||| ORCASIONAL MUSINGS BY STEVE HENIGSON |||

Truthfully, I didn’t know, one way or the other. The culprit could’ve been a red-eyed, green skinned, long-fanged Martian of that planet’s infamous 14th gender. You know: The ones who require a minimum of five of them working together, in order to reproduce.

I used “he” because the English language no longer has a neuter gender from which to construct an impartial general case. I believe that there was a neuter gender, long, long ago, but nowadays we have masculine and feminine, and that’s it. If you want to use a gender-neutral pronoun, you’re just plum out of luck, or you’ll have to switch to German, which still has a neuter form, or to French, which retains some vestiges of the one it used to have.

Not too long ago, the entire world was a decidedly masculine place. That caused a whole lot of feminine and neuter grammatical constructions to die out, leaving the field to the male-dominated linguistic forms of the gender-in-charge. In the English language, and in many others as well, “he” and “his” stayed in use as the general case for hundreds of years. And then, upon the advent of two closely spaced, man devouring world wars, we got Rosie the Riveter.

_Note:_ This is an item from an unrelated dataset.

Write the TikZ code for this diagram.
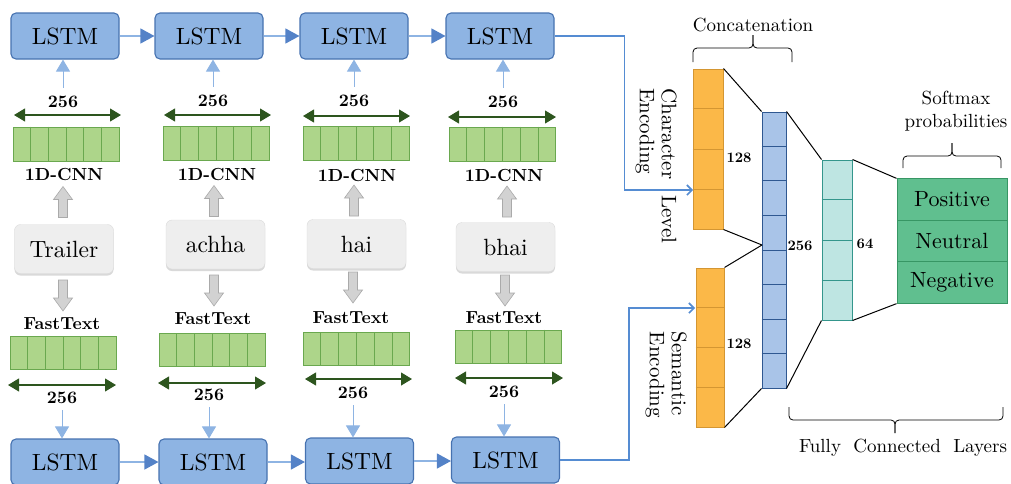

Women were essential to the manufacturing excesses which won those wars for us, and, once women realized their economic value and thereby began to exercise their political power, the masculine social norms and masculine language forms didn’t stand a chance. They began changing right away, starting with the vote in 1920, and gender-dominance adjustments are still going on today.

But, as yet, we don’t have gender-neutral pronouns. Some writers and public speakers try to use awkward work-arounds. One is “they” used in a singular sense. Another is the combined “he and she,” or the very strange looking “he/she,” or even “he/she/it.” A writer friend says that, while the singular “they” is ghastly enough, it’s not nearly as ghastly as seeing “he or she” for the fifth time in the same paragraph. She is absolutely correct, and we need a better solution to the problem.

Years and years ago, during the time that I owned a leather-craft shop in Los Angeles, I knew a radical lesbian feminist who called herself Varda, who edited and published a radical feminist newspaper. Varda was as fascinated by the pronoun problem as I was, and she invented the neologist indeterminate pronoun “Ve,” which she insisted upon using in her newspaper. Speaking with the power of one of her tabloid’s very few advertisers, I struck up a lively and ongoing discussion with her, about the suitability of her invention.

I stated that, first, we already had an neutral-gendered pronoun in “one,” and, second, that “Ve” was an easy target for parody, as in, “Are Ve are goving to vork zis mornink, dollink?” She argued back that “one” is extremely awkward to use, and that “Ve” was just as good, and just as strange, as anything that anyone else had ever come up with. Although she was correct in both instances, I was enough of a linguistic conservative, even back then, to be unable to concede the point. At any rate, her news outlet folded long before I closed my shop, and while the discussion was still on-going, so I guess that I won on a bye.

But our pronominal problem still persists. It’s a very serious difficulty, and it still seeks a satisfactory solution. Besides “Ve,” several other neologist possibilities have been put forward, including “xe” and “ze,” but so far none have grabbed the public’s imagination. So if you’d like to become rich and famous, and to appear in all of the print and on-line dictionaries, you might want to apply some brain power to the issue. The world awaits your input.